As Father Pascal's obituary goes on to relate, he and a few of his Cistercian confreres were finally able to escape from Hungary during the Uprising of 1956. Ordained to the priesthood in Austria in 1957, Father Pascal ministered to Hungarian refugees there before moving to the newly-established Cistercian monastery of Our Lady of Dallas in 1959. In over fifty years in Dallas, Father Pascal became "highly regarded for his service in hearing confessions and providing spiritual guidance. Fr. Pascal had an extraordinary talent for understanding, guiding and consoling people of all walks of life and all age groups. His deep prayer life, warmth in human relations and pragmatic sense for solving real-life problems made him unforgettable for all who turned to him.... Although he never believed he was able to live up to expectations, his confreres and friends admired him as a model priest and an exceptional blessing to all those to whom he ministered." After an extraordinary life, may Father Pascal Kis-Horváth now enjoy the reward of everlasting communion with the One whom he served so well. Requiescat in pace. AMDG.


At 8/12/2013 11:23 PM, Blogger Lynda said...

It is humbling to read about the life of Fr. Pascal and his commitment to our Lord. Thank you for sharing this with us.

At 8/17/2013 6:26 PM, Anonymous Anonymous said...

I can't help but wonder if the Iron Curtain really had "mine fields, barbed wire fences, watch towers, armed guards and watch dogs" by September 1950; I certainly hadn't ever heard of them at that point in time.

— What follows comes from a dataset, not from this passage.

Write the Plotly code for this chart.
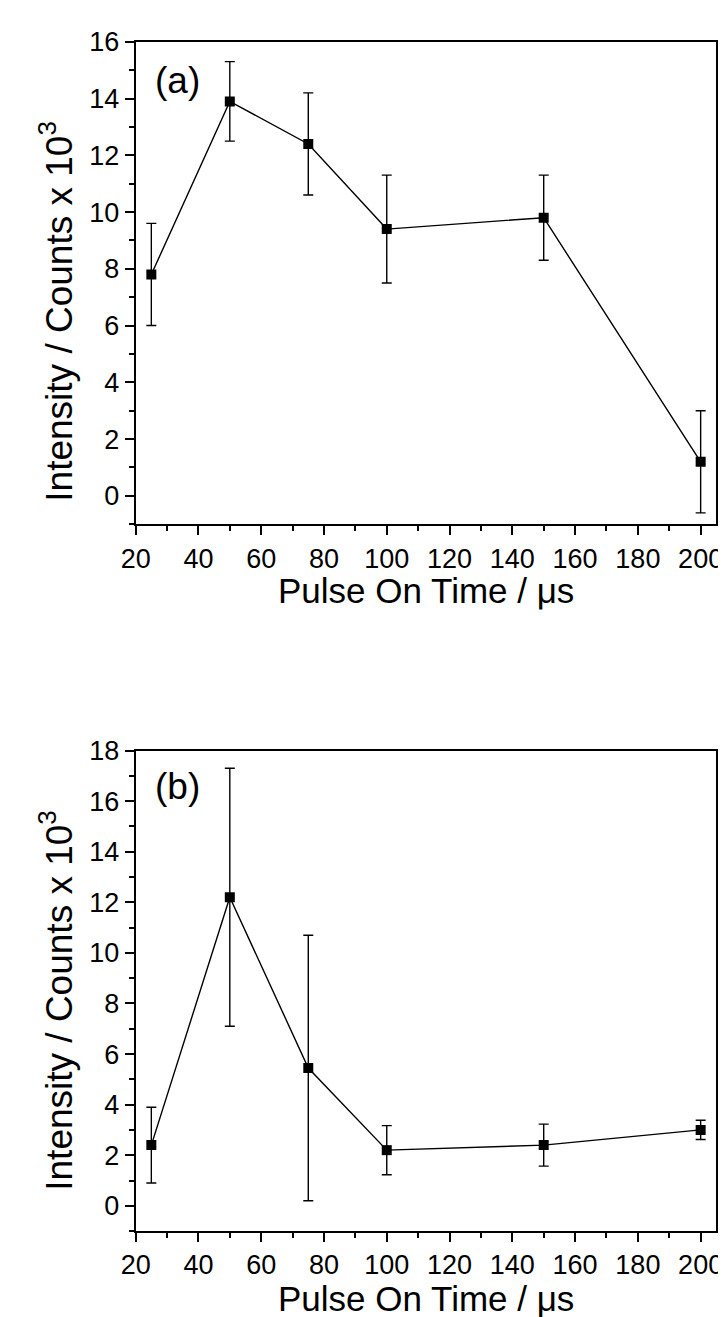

Until about 1948 things were quite chaotic, with it being unsure if there would be elections, then soft or hard Socialism, and then in 1948, once it was clear that Uncle Joe was there to stay, the Communists initially encouraged ideological enemies to leave, to make things easier for both. It was only when the Communist potentates realized that with open borders practically everybody would leave sooner or later, that emigration was rigorously curtailed.

It was not until 1952 that the first "hard" border fence went up between the Federal Republic and the DDR.

Perhaps this potential inaccuracy has to do with another piece of trivia about the Cistercians of Irving; when they came to the Dallas area, anti Roman-Catholic prejudice was quite common, not to say socially acceptable or even expected in the area, hence the minimal Catholic presence at the time, and it was with their great erudition and self-portrayals as fellow strident Anti-Communists that they were able to overcome these prejudices.

I also can't help but wonder whether it truly was "the Austrian police under the command of the Soviet occupying forces" that captured the Cistercians, and whether it might not have been the "Austrian police" in areas with strong Social-Democrat histories that turned them in, anti-clerical and paranoid as the Austrian Social-Democrats of the day were about a Hapsburg restoration, and paranoid that the Roman Catholic church might help foment such an event. My understanding is that other refugees were generally able to transit Austria without problems.


At 8/17/2013 9:45 PM, Blogger Joseph Koczera, S.J. said...


Good points. Given that all of this happened over sixty years ago, I wouldn't be surprised if some details of Father Pascal's story were embellished over time by his friends or by other members of the community (though probably not by Father Pascal himself, who comes across as quite self-effacing). Even if one puts all of that aside, though, I think the story of his captivity in Hungary is still very edifying, and I believe that the details given about that are all true.

As an aside, I recently met a Hungarian Benedictine who came from one of the very few religious houses in Hungary that was not supressed by the Communist government. His community gave shelter to many religious from other orders that were not allowed to function publicly, including the Jesuits. For me, it was particularly moving to hear how some elderly Jesuits who had nowhere else to go were cared for in their final years by the Benedictines.